• _What the task requires_
Identify the lines that include the word "script", then copy all of them.

##### Task inputs #####

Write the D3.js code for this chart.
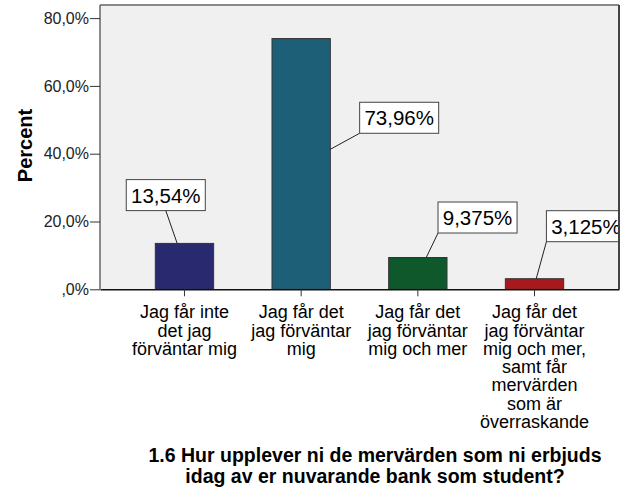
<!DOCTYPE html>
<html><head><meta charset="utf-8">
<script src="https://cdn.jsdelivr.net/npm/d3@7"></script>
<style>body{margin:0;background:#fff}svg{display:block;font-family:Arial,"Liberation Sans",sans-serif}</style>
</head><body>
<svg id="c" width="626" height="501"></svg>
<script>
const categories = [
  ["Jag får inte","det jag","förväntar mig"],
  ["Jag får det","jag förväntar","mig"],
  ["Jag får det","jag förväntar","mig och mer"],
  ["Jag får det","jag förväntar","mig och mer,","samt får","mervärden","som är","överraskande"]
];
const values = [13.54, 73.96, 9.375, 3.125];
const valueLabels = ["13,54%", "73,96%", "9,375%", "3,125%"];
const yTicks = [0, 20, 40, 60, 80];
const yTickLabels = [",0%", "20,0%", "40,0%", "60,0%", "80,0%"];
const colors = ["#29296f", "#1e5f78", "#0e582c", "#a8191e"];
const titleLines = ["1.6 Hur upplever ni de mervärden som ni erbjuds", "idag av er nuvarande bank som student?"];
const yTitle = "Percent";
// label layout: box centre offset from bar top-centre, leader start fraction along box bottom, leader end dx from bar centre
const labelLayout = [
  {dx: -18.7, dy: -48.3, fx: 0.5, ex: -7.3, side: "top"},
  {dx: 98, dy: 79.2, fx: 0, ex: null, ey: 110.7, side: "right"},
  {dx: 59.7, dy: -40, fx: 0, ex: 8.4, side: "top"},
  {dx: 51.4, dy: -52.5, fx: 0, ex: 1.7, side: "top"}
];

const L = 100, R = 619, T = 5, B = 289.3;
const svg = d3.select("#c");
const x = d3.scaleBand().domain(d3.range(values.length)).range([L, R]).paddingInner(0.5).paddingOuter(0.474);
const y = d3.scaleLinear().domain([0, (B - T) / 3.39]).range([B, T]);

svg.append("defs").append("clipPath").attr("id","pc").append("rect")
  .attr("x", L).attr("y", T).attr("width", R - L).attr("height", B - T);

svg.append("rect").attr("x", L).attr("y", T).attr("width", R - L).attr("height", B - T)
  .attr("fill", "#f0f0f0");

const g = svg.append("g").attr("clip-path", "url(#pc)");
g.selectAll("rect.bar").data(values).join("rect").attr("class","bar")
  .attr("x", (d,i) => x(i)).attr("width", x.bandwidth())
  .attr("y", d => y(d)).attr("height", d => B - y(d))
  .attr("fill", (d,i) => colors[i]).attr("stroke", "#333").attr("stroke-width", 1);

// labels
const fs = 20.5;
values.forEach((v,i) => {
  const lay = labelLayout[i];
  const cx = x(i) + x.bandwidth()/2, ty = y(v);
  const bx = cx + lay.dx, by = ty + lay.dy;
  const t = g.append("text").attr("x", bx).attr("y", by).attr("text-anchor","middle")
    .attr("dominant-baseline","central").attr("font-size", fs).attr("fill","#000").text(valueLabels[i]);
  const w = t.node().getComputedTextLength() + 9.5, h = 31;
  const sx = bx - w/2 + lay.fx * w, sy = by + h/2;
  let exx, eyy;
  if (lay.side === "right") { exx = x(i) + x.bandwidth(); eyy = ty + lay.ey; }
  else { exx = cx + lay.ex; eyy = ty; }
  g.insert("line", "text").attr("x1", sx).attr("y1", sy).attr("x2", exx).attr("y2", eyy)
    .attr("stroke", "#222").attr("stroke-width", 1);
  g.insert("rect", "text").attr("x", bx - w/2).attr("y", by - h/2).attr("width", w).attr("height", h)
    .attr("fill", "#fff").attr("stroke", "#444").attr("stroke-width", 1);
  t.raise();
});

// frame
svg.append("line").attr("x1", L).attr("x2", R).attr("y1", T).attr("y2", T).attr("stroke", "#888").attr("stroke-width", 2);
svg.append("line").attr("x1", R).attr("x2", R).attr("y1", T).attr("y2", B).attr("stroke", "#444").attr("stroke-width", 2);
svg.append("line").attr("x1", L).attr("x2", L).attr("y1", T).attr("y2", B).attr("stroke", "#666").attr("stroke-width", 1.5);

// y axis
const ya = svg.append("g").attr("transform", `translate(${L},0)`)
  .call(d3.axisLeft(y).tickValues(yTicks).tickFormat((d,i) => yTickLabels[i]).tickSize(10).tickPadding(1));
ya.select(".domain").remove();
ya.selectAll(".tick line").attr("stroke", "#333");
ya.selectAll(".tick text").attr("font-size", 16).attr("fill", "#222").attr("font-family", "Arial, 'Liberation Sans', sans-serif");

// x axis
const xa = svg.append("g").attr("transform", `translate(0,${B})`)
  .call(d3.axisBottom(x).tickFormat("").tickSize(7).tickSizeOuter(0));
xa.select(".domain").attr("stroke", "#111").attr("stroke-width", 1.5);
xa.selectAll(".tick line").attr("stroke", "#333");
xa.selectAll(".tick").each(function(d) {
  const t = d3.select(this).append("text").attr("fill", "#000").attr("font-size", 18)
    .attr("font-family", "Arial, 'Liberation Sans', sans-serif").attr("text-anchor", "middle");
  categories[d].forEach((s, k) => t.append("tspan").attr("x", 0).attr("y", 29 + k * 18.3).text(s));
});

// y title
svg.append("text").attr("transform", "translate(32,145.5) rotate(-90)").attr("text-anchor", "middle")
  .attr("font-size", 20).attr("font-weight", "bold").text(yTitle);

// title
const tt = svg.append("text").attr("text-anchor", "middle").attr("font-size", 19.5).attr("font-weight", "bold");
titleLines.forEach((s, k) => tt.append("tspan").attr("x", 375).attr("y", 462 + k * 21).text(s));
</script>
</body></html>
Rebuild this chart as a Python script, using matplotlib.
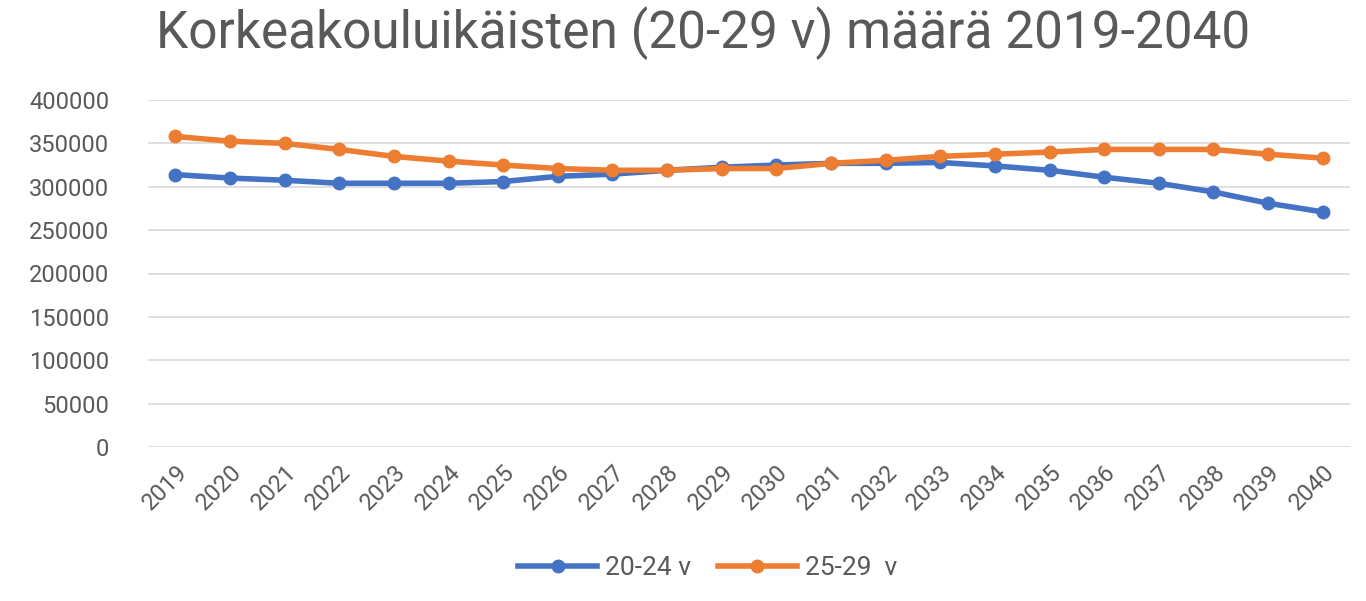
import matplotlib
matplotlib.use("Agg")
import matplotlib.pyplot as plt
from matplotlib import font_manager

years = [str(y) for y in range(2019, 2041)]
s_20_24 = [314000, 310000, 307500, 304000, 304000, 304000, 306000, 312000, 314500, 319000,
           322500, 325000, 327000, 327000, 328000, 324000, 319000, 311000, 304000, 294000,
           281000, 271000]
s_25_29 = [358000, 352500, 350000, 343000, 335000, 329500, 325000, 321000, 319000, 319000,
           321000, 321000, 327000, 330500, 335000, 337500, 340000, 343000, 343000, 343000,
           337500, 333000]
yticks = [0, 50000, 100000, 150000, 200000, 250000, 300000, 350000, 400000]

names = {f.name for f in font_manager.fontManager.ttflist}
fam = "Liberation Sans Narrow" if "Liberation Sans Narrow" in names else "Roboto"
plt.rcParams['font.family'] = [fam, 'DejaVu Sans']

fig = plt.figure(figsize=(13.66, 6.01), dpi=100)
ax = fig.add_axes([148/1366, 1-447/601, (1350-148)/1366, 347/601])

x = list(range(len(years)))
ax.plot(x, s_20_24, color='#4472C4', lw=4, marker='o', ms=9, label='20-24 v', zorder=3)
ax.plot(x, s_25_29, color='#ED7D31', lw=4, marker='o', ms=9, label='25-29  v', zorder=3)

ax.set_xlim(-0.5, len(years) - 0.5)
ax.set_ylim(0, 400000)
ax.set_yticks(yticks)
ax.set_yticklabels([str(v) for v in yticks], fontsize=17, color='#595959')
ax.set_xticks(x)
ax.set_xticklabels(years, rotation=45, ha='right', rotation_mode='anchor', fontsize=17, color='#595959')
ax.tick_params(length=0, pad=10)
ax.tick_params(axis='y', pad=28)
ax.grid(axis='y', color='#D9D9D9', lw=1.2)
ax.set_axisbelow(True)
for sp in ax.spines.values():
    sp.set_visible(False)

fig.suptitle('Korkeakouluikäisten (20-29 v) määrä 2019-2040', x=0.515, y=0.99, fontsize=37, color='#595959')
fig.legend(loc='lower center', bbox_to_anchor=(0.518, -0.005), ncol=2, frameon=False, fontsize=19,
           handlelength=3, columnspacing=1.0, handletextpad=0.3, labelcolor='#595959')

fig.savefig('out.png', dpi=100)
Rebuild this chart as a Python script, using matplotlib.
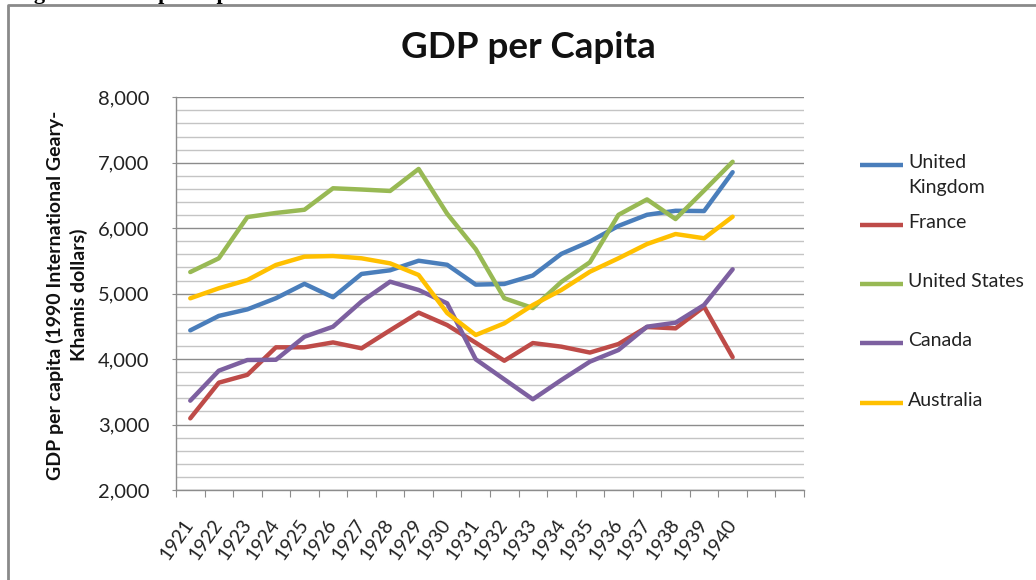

#####

• _Finished answer_
<script src="https://cdn.jsdelivr.net/npm/d3@7"></script>
<script>
</script>
Rebuild this chart as a Python script, using matplotlib.
Rebuild this chart as a Python script, using matplotlib.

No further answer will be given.